# my buds are..



## Icex420 (Sep 23, 2008)

all about the size of quarters. they are really amberish brown with tons or trich's and it smells like the best stuff ive ever smoked. is it possible that this 1.2ft plant has just stopped maturing, like do i need to put it back under veg stage lighting? should i pick these buds off and iff so i want it to regenerate. ill post pics tomarrow hopefully when my gal brings her 8.0 camera.


thanks


----------



## THE BROTHER'S GRUNT (Sep 23, 2008)

*What strain are you growing? How long has she been flowering? *


----------



## zipflip (Sep 23, 2008)

check the trichomes wit a high power magnifyin glass or pocket microscope from radioshack for under 15$


----------



## Icex420 (Sep 23, 2008)

I  really dont knw the strain. We smoke alot of kind bud, around here there isnt any named bud usually, and if it is its 30 a g.

It really reminds me of a hash plant.But it looks really mature just only yeilding about maybe 4g's dry =/

Probably my fault for my skrewed up growing methods from 3 months back. i allmost killed her.

And i went to wallmart for my outdoor stuff but i ended up getting lights and sunglasses =/

I was wondering what i was forgetting and i realized it... the MG... oh well.

thanks  for the inputs..


----------



## Icex420 (Sep 23, 2008)

oh btw i believe shes been flowering for about 7 weeks.


----------



## cjf2612 (Sep 24, 2008)

Its been flowering for 7 wks but your reakon its only yielding 4g.Thats a small plant man.Hope it increases for you.I smoke 4g in one J


----------



## Funkfarmer (Sep 24, 2008)

Probably my fault for my skrewed up growing methods from 3 months back. i allmost killed her.


What happened? or What did you do?  I had a plant in hydro that i screwed up, but i saved her. She was never the same, small buds and matured very fast, like a few weeks before her sister that was grown and flowered at the same time.


----------



## Icex420 (Sep 25, 2008)

smoky anda bandit said:
			
		

> Probably my fault for my skrewed up growing methods from 3 months back. i allmost killed her.
> 
> 
> What happened? or What did you do? I had a plant in hydro that i screwed up, but i saved her. She was never the same, small buds and matured very fast, like a few weeks before her sister that was grown and flowered at the same time.


 
Well it doesnt matter anymore.. a certian "friend" of  mine took the plants. what an *******. ive had em of 3 months now.

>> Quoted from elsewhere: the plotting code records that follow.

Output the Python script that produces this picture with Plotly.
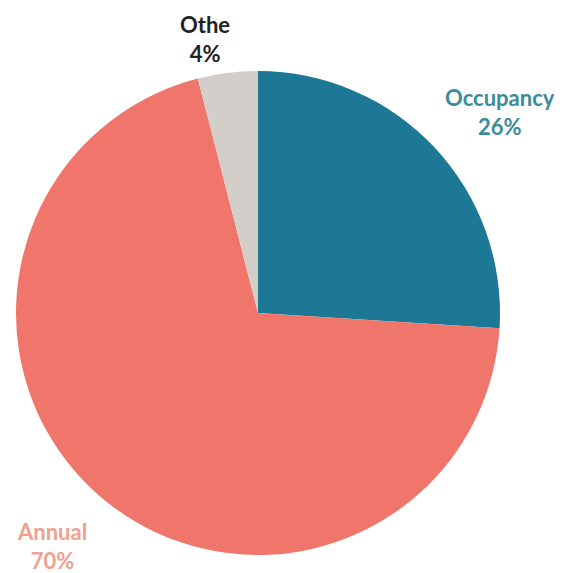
import plotly.graph_objects as go

labels = ["Occupancy", "Annual", "Othe"]
values = [26, 70, 4]
slice_colors = ["#1C7895", "#F0756A", "#D3CECA"]
label_colors = ["#3A8C98", "#F0A08E", "#222222"]

W, H = 562, 573
fig = go.Figure()
fig.add_trace(go.Pie(
    labels=labels,
    values=values,
    sort=False,
    direction="clockwise",
    rotation=0,
    marker=dict(colors=slice_colors, line=dict(width=0)),
    textinfo="none",
    hoverinfo="label+percent",
    showlegend=False,
    domain=dict(x=[8/W, 492/W], y=[1 - 547/H, 1 - 63/H]),
))

# label positions (figure pixels -> paper)
label_px = [(492, 104), (44, 538), (197, 31)]
for lab, val, col, (px, py) in zip(labels, values, label_colors, label_px):
    fig.add_annotation(
        x=px / W, y=1 - py / H, xref="paper", yref="paper",
        text=f"<b>{lab}<br>{val}%</b>",
        showarrow=False,
        font=dict(family="Lato, Open Sans, sans-serif", size=22, color=col),
        align="center",
        xanchor="center", yanchor="middle",
    )

fig.update_layout(
    width=W, height=H,
    margin=dict(l=0, r=0, t=0, b=0),
    paper_bgcolor="white",
    plot_bgcolor="white",
)

fig.write_html("out.html")
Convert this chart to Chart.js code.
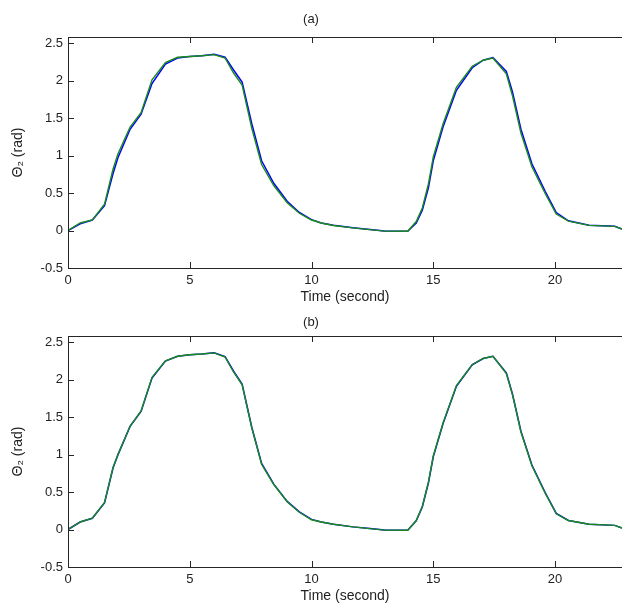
<!DOCTYPE html>
<html><head><meta charset="utf-8">
<script src="https://cdn.jsdelivr.net/npm/chart.js@4.4.1/dist/chart.umd.min.js"></script>
<style>
html,body{margin:0;padding:0;background:#fff;overflow:hidden;width:622px;height:605px;position:relative}
canvas{position:absolute;left:0}
</style></head>
<body>
<canvas id="c1" width="622" height="312" style="top:0px"></canvas>
<canvas id="c2" width="622" height="312" style="top:299px"></canvas>
<script>
// ---- data ----
const times = [0, 0.5, 1.0, 1.5, 1.85, 2.05, 2.55, 3.0, 3.45, 4.0, 4.5, 5.0, 5.5, 6.0, 6.45, 6.8, 7.15, 7.55, 7.95, 8.45, 9.0, 9.5, 10.0, 10.4, 10.9, 11.7, 12.4, 13.0, 13.95, 14.3, 14.55, 14.8, 15.0, 15.4, 15.95, 16.6, 17.05, 17.45, 18.0, 18.25, 18.6, 19.05, 19.6, 20.05, 20.55, 21.4, 22.45, 22.75];

const thetaA_green = [0, 0.10, 0.14, 0.35, 0.82, 1.02, 1.38, 1.57, 2.01, 2.24, 2.31, 2.32, 2.33, 2.345, 2.30, 2.10, 1.94, 1.36, 0.88, 0.60, 0.37, 0.23, 0.14, 0.10, 0.067, 0.035, 0.012, -0.008, -0.01, 0.12, 0.30, 0.62, 0.98, 1.42, 1.91, 2.19, 2.27, 2.30, 2.09, 1.80, 1.30, 0.85, 0.49, 0.22, 0.125, 0.068, 0.055, 0.02];
const thetaA_blue  = [0, 0.09, 0.14, 0.33, 0.76, 0.97, 1.35, 1.55, 1.96, 2.22, 2.30, 2.32, 2.33, 2.35, 2.31, 2.14, 1.98, 1.42, 0.93, 0.63, 0.39, 0.24, 0.145, 0.10, 0.07, 0.036, 0.012, -0.008, -0.01, 0.10, 0.27, 0.57, 0.93, 1.38, 1.87, 2.17, 2.27, 2.305, 2.12, 1.85, 1.35, 0.89, 0.52, 0.24, 0.13, 0.07, 0.056, 0.02];

const thetaB_green = [0, 0.10, 0.15, 0.36, 0.83, 1.00, 1.38, 1.58, 2.03, 2.25, 2.31, 2.33, 2.34, 2.355, 2.30, 2.10, 1.93, 1.35, 0.87, 0.60, 0.37, 0.23, 0.13, 0.10, 0.07, 0.035, 0.012, -0.008, -0.01, 0.12, 0.31, 0.63, 0.98, 1.42, 1.92, 2.20, 2.28, 2.31, 2.08, 1.80, 1.30, 0.85, 0.48, 0.21, 0.12, 0.07, 0.055, 0.02];
const thetaB_blue  = [0, 0.10, 0.15, 0.355, 0.82, 0.995, 1.375, 1.575, 2.02, 2.245, 2.31, 2.33, 2.34, 2.355, 2.305, 2.11, 1.94, 1.36, 0.88, 0.605, 0.375, 0.235, 0.135, 0.10, 0.07, 0.035, 0.012, -0.008, -0.01, 0.115, 0.30, 0.62, 0.97, 1.41, 1.91, 2.195, 2.28, 2.31, 2.09, 1.81, 1.31, 0.86, 0.49, 0.215, 0.12, 0.07, 0.055, 0.02];

const xTickValues = [0, 5, 10, 15, 20];
const yTickValues = [-0.5, 0, 0.5, 1, 1.5, 2, 2.5];
const xRange = [0, 22.75];
const yRange = [-0.5, 2.58];

// ---- drawing ----
const FONT = "'Liberation Sans', Arial, 'DejaVu Sans', sans-serif";
const TEXT = '#222';

const boxPlugin = {
  id: 'box',
  afterDraw(chart) {
    const {ctx, chartArea: a, scales: {x, y}} = chart;
    ctx.save();
    ctx.strokeStyle = '#262626';
    ctx.lineWidth = 1;
    ctx.beginPath();
    ctx.moveTo(a.left + 0.5, a.top); ctx.lineTo(a.left + 0.5, a.bottom + 1);
    ctx.moveTo(a.left, a.bottom + 0.5); ctx.lineTo(a.right, a.bottom + 0.5);
    ctx.moveTo(a.left, a.top + 0.5); ctx.lineTo(a.right, a.top + 0.5);
    x.ticks.forEach(t => {
      const px = Math.round(x.getPixelForValue(t.value)) + 0.5;
      ctx.moveTo(px, a.bottom); ctx.lineTo(px, a.bottom - 6);
      ctx.moveTo(px, a.top); ctx.lineTo(px, a.top + 6);
    });
    y.ticks.forEach(t => {
      const py = Math.round(y.getPixelForValue(t.value)) + 0.5;
      ctx.moveTo(a.left, py); ctx.lineTo(a.left + 6, py);
    });
    ctx.stroke();
    ctx.restore();
  }
};

function pts(xs, ys) { return xs.map((v, i) => ({x: v, y: ys[i]})); }
function fmt(v) { return String(Number(v.toFixed(1))); }

function makeChart(id, title, blue, green, titleTop, titleBottom) {
  return new Chart(document.getElementById(id), {
    type: 'scatter',
    data: {
      datasets: [
        {data: pts(times, green), order: 0, showLine: true, borderColor: '#1a8a1a', borderWidth: 1.4, pointRadius: 0, tension: 0},
        {data: pts(times, blue), order: 1, showLine: true, borderColor: '#0000ff', borderWidth: 1.5, pointRadius: 0, tension: 0}
      ]
    },
    options: {
      responsive: false,
      animation: false,
      devicePixelRatio: 1,
      layout: {padding: 0},
      plugins: {
        legend: {display: false},
        tooltip: {enabled: false},
        title: {display: true, text: title, color: TEXT,
          font: {family: FONT, size: 13, weight: 'normal', lineHeight: 1.2},
          padding: {top: titleTop, bottom: titleBottom}}
      },
      scales: {
        x: {
          type: 'linear', min: xRange[0], max: xRange[1],
          grid: {display: false, drawTicks: false}, border: {display: false},
          afterBuildTicks: s => { s.ticks = xTickValues.map(v => ({value: v})); },
          afterFit: s => { s.height = 44; },
          ticks: {color: TEXT, padding: 5, maxRotation: 0, autoSkip: false,
            font: {family: FONT, size: 13, lineHeight: 1.2}, callback: v => fmt(v)},
          title: {display: true, text: 'Time (second)', color: TEXT,
            font: {family: FONT, size: 14, lineHeight: 1.2}, padding: {top: 0, bottom: 6.2}}
        },
        y: {
          type: 'linear', min: yRange[0], max: yRange[1],
          grid: {display: false, drawTicks: false}, border: {display: false},
          afterBuildTicks: s => { s.ticks = yTickValues.map(v => ({value: v})); },
          afterFit: s => { s.width = 68; },
          ticks: {color: TEXT, padding: 5, autoSkip: false,
            font: {family: FONT, size: 13, lineHeight: 1.2}, callback: v => fmt(v)},
          title: {display: true, text: 'Θ₂ (rad)', color: TEXT,
            font: {family: FONT, size: 14, lineHeight: 1.2}, padding: {top: 10, bottom: 0}}
        }
      }
    },
    plugins: [boxPlugin]
  });
}

makeChart('c1', '(a)', thetaA_blue, thetaA_green, 12, 9.4);
makeChart('c2', '(b)', thetaB_blue, thetaB_green, 15.2, 6.2);
</script>
</body></html>
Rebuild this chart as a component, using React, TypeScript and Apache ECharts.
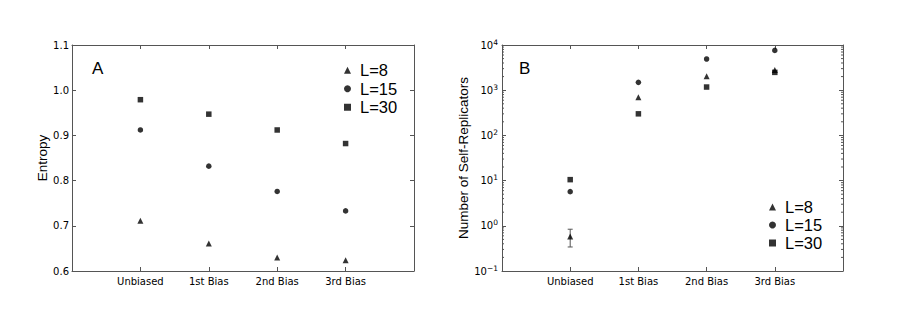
import React, { useEffect, useRef } from "react";
import * as echarts from "echarts";

const categories = ["Unbiased", "1st Bias", "2nd Bias", "3rd Bias"];
const seriesNames = ["L=8", "L=15", "L=30"];
const seriesSymbols = ["triangle", "circle", "rect"];

const entropyL8 = [0.711, 0.661, 0.63, 0.624];
const entropyL15 = [0.912, 0.832, 0.776, 0.733];
const entropyL30 = [0.979, 0.947, 0.912, 0.882];

const replicatorsL8 = [0.58, 695, 2030, 2800];
const replicatorsL15 = [5.7, 1490, 4900, 7600];
const replicatorsL30 = [10.5, 300, 1175, 2480];

// error bars: [category position, low, high]
const replicatorErrors = [[1, 0.34, 0.84]];

const entropyTicks = { min: 0.6, max: 1.1, interval: 0.1 };
const logTicks = { min: 0.1, max: 10000 };
const minorMultipliers = [2, 3, 4, 5, 6, 7, 8, 9];
const minorDecades = [0.1, 1, 10, 100, 1000];

const AXIS_COLOR = "#555";
const TICK_FONT = "DejaVu Sans";
const LABEL_FONT = "Liberation Sans";

function toPoints(values: number[]) {
  return values.map((v, i) => [i + 1, v]);
}

export default function App() {
  const ref = useRef<HTMLDivElement>(null);

  useEffect(() => {
    if (!ref.current) return;
    const chart = echarts.init(ref.current, null, { renderer: "svg" });

    const axisLine = { show: true, onZero: false, lineStyle: { color: AXIS_COLOR, width: 1 } };
    const axisTick = { show: true, inside: true, length: 4, lineStyle: { color: AXIS_COLOR } };

    const xBottom = (gridIndex: number) => ({
      gridIndex,
      type: "value",
      min: 0,
      max: 5,
      interval: 1,
      position: "bottom",
      axisLine,
      axisTick,
      splitLine: { show: false },
      axisLabel: {
        formatter: (v: number) => categories[Math.round(v) - 1] ?? "",
        fontSize: 10,
        fontFamily: TICK_FONT,
        color: "#000",
        margin: 5,
      },
    });
    const xTop = (gridIndex: number) => ({
      gridIndex,
      type: "value",
      min: 0,
      max: 5,
      interval: 1,
      position: "top",
      axisLine,
      axisTick,
      splitLine: { show: false },
      axisLabel: { show: false },
    });

    const minorData: number[][] = [];
    minorDecades.forEach((d) => minorMultipliers.forEach((m) => minorData.push([0, m * d])));

    const scatter = (name: string, symbol: string, values: number[], idx: number, size: number) => ({
      type: "scatter",
      name,
      symbol,
      symbolSize: size,
      xAxisIndex: idx,
      yAxisIndex: idx,
      itemStyle: { color: "#000" },
      data: toPoints(values),
      z: 5,
    });

    const legendBase = {
      data: seriesNames,
      orient: "vertical",
      padding: 0,
      itemGap: 0,
      itemWidth: 7,
      itemHeight: 7,
    };

    const option: any = {
      animation: false,
      backgroundColor: "#fff",
      grid: [
        { left: 72, right: 486, top: 45, bottom: 52 },
        { left: 502, right: 57, top: 45, bottom: 52 },
      ],
      legend: [
        {
          ...legendBase,
          left: 344,
          top: 61,
          textStyle: {
            fontSize: 16.5,
            fontFamily: LABEL_FONT,
            color: "#000",
            lineHeight: 18.5,
            padding: [0, 0, 0, 4],
          },
        },
        {
          ...legendBase,
          left: 769,
          top: 198,
          textStyle: {
            fontSize: 16.5,
            fontFamily: LABEL_FONT,
            color: "#000",
            lineHeight: 18,
            padding: [0, 0, 0, 4],
          },
        },
      ],
      xAxis: [xBottom(0), xTop(0), xBottom(1), xTop(1)],
      yAxis: [
        {
          gridIndex: 0,
          type: "value",
          min: entropyTicks.min,
          max: entropyTicks.max,
          interval: entropyTicks.interval,
          position: "left",
          axisLine,
          axisTick,
          splitLine: { show: false },
          axisLabel: {
            formatter: (v: number) => v.toFixed(1),
            fontSize: 10,
            fontFamily: TICK_FONT,
            color: "#000",
            margin: 3,
          },
          name: "Entropy",
          nameLocation: "middle",
          nameGap: 18,
          nameTextStyle: { fontSize: 13.5, fontFamily: LABEL_FONT, color: "#000" },
        },
        {
          gridIndex: 0,
          type: "value",
          min: entropyTicks.min,
          max: entropyTicks.max,
          interval: entropyTicks.interval,
          position: "right",
          axisLine,
          axisTick,
          splitLine: { show: false },
          axisLabel: { show: false },
        },
        {
          gridIndex: 1,
          type: "log",
          logBase: 10,
          min: logTicks.min,
          max: logTicks.max,
          position: "left",
          axisLine,
          axisTick,
          splitLine: { show: false },
          axisLabel: {
            formatter: (v: number) => {
              const e = Math.round(Math.log10(v));
              return "10{s|" + (e < 0 ? "\u2212" + -e : String(e)) + "}";
            },
            fontSize: 10,
            fontFamily: TICK_FONT,
            color: "#000",
            margin: 4,
            lineHeight: 14,
            rich: {
              s: { fontSize: 7.5, fontFamily: TICK_FONT, color: "#000", verticalAlign: "top", lineHeight: 14 },
            },
          },
          name: "Number of Self-Replicators",
          nameLocation: "middle",
          nameGap: 25.5,
          nameTextStyle: { fontSize: 13.5, fontFamily: LABEL_FONT, color: "#000" },
        },
        {
          gridIndex: 1,
          type: "log",
          logBase: 10,
          min: logTicks.min,
          max: logTicks.max,
          position: "right",
          axisLine,
          axisTick,
          splitLine: { show: false },
          axisLabel: { show: false },
        },
      ],
      graphic: [
        {
          type: "text",
          left: 92,
          top: 60,
          style: { text: "A", fontSize: 17, fontFamily: LABEL_FONT, fill: "#000" },
        },
        {
          type: "text",
          left: 519,
          top: 60,
          style: { text: "B", fontSize: 17, fontFamily: LABEL_FONT, fill: "#000" },
        },
      ],
      series: [
        scatter(seriesNames[0], seriesSymbols[0], entropyL8, 0, 6),
        scatter(seriesNames[1], seriesSymbols[1], entropyL15, 0, 5.5),
        scatter(seriesNames[2], seriesSymbols[2], entropyL30, 0, 5.5),
        scatter(seriesNames[0], seriesSymbols[0], replicatorsL8, 2, 6),
        scatter(seriesNames[1], seriesSymbols[1], replicatorsL15, 2, 5.5),
        scatter(seriesNames[2], seriesSymbols[2], replicatorsL30, 2, 5.5),
        {
          type: "custom",
          name: "minorTicks",
          xAxisIndex: 2,
          yAxisIndex: 2,
          silent: true,
          encode: { x: 0, y: 1 },
          data: minorData,
          renderItem: (_p: any, api: any) => {
            const v = api.value(1);
            const l = api.coord([0, v]);
            const r = api.coord([5, v]);
            return {
              type: "group",
              children: [
                { type: "line", shape: { x1: l[0], y1: l[1], x2: l[0] + 2, y2: l[1] }, style: { stroke: AXIS_COLOR, lineWidth: 1 } },
                { type: "line", shape: { x1: r[0] - 2, y1: r[1], x2: r[0], y2: r[1] }, style: { stroke: AXIS_COLOR, lineWidth: 1 } },
              ],
            };
          },
          z: 1,
        },
        {
          type: "custom",
          name: "errorBars",
          xAxisIndex: 2,
          yAxisIndex: 2,
          silent: true,
          encode: { x: 0, y: [1, 2] },
          data: replicatorErrors,
          renderItem: (_p: any, api: any) => {
            const x = api.value(0);
            const lo = api.coord([x, api.value(1)]);
            const hi = api.coord([x, api.value(2)]);
            const style = { stroke: AXIS_COLOR, lineWidth: 1 };
            return {
              type: "group",
              children: [
                { type: "line", shape: { x1: lo[0], y1: lo[1], x2: hi[0], y2: hi[1] }, style },
                { type: "line", shape: { x1: lo[0] - 2.5, y1: lo[1], x2: lo[0] + 2.5, y2: lo[1] }, style },
                { type: "line", shape: { x1: hi[0] - 2.5, y1: hi[1], x2: hi[0] + 2.5, y2: hi[1] }, style },
              ],
            };
          },
          z: 2,
        },
      ],
    };

    chart.setOption(option);
    return () => chart.dispose();
  }, []);

  return (
    <div
      ref={ref}
      style={{ position: "fixed", left: 0, top: 0, width: 900, height: 323, background: "#fff" }}
    />
  );
}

anyways he wont be coming around here anymore. New grow log coming soon... Well it would be my first online grow log but ill keep things posted.. look for me =)

But now to the orig. question. We chopped the top off it to try and get it to flower. but i found out shortly that it has nothing to do with flowering. its all in the lights...  oh well i hope they die.

they were very nice tho =/ i did get a gram off it a few weeks ago that i smoked a few days ago. it was yummy.

no worries =)


----------



## Funkfarmer (Sep 25, 2008)

Sorry to hear that, good luck with your own grow.


----------



## The Hemp Goddess (Sep 25, 2008)

Icex420 said:
			
		

> Well it doesnt matter anymore.. a certian "friend" of  mine took the plants. what an *******. ive had em of 3 months now.
> 
> anyways he wont be coming around here anymore. New grow log coming soon... Well it would be my first online grow log but ill keep things posted.. look for me =)
> 
> ...



A _*friend*_ stole your plants?  How low.  At least you got a taste.  I believe that what comes around goes around.   

However, that's one of the reasons for stealth


----------



## cuy103 (Sep 25, 2008)

Bummer, I had one of my plants stolen too


----------



## benzie (Sep 25, 2008)

so what percentage is the 0 G strain , water? what is the coldest that your dark harvest room should be


----------



## Funkfarmer (Sep 25, 2008)

It would probably be more beneficial for these thieves to ask for a clone, than both parties could have a plant.


----------



## stoneylove (Sep 25, 2008)

A "friend" took the plants, huh? Well, the first rule of Fight Club is never talk about Fight Club. I believe it was a post by THG that said she had heard of many getting busted or stolen b/c they told a "friend" about their grow. Dont sleep on the female growers round here. They know their sh!t.


----------